Retype, exactly as they stand, the lines from the start of the data to the line that contains "plt.rcParams['font.family'] = ['Open", both ends included. Leave the pictures out.

## Stored data
☆ ☆ ☆ ☆ ☆

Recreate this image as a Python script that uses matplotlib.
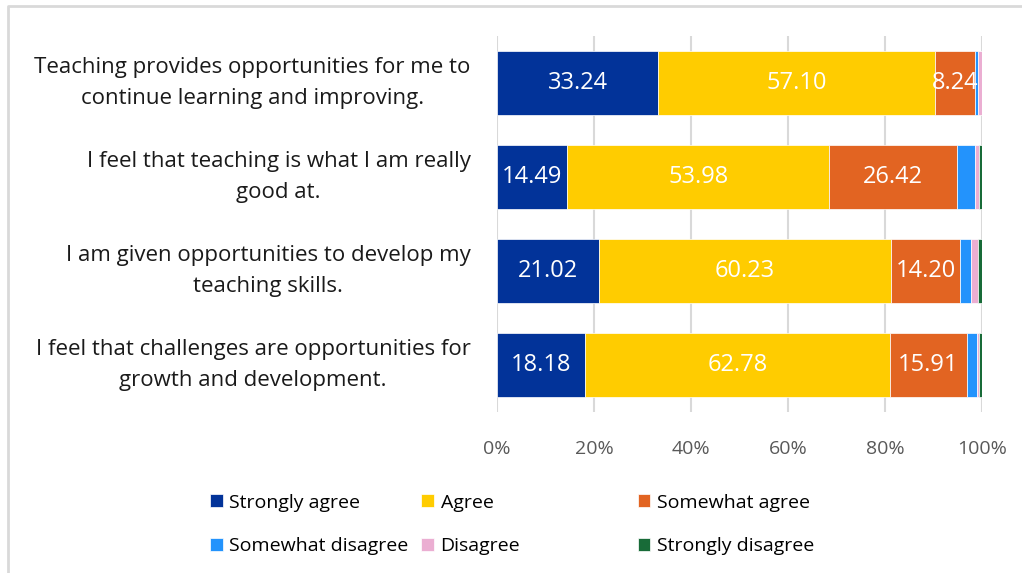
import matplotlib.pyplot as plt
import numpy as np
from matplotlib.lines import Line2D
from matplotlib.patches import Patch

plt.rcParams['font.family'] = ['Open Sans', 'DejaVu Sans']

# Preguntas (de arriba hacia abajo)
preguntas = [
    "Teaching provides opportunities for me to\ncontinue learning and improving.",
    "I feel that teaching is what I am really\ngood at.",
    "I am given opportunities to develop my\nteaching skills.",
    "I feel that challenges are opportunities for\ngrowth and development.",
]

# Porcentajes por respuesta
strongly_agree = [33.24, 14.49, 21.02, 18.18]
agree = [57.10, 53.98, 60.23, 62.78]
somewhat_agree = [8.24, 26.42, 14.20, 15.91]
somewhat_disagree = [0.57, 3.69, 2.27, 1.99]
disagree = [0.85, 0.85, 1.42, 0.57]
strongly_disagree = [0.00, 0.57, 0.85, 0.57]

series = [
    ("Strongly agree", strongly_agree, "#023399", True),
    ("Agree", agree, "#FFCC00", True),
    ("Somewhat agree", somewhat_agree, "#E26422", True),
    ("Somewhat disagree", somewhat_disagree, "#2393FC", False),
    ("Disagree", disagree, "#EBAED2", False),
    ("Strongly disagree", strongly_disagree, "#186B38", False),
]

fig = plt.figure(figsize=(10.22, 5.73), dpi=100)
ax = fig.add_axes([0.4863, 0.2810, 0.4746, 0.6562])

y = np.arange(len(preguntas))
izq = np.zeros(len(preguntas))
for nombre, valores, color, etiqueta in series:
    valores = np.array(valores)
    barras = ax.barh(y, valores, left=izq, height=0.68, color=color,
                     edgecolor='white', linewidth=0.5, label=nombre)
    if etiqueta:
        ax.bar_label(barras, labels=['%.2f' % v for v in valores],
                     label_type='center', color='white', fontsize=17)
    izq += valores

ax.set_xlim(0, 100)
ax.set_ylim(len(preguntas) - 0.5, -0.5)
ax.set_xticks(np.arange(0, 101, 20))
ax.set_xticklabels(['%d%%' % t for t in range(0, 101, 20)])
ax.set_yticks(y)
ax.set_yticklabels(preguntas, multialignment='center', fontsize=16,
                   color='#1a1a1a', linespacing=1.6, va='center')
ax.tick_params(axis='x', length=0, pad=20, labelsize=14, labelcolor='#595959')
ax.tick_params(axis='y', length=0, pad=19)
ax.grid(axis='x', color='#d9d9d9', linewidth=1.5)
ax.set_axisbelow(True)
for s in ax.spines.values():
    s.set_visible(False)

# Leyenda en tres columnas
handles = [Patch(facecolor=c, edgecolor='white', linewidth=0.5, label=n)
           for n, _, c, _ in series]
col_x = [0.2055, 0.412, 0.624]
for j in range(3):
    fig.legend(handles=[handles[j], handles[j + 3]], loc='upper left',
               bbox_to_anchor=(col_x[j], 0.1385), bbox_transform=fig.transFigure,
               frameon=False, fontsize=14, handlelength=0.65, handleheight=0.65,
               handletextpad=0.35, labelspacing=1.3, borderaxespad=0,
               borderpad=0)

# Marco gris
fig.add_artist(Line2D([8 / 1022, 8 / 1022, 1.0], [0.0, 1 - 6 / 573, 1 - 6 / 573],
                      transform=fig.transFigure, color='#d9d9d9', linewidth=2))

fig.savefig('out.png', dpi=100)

☆ ☆ ☆ ☆ ☆

## Final answer
Recreate this image as a Python script that uses matplotlib.
import matplotlib.pyplot as plt
import numpy as np
from matplotlib.lines import Line2D
from matplotlib.patches import Patch

plt.rcParams['font.family'] = ['Open Sans', 'DejaVu Sans']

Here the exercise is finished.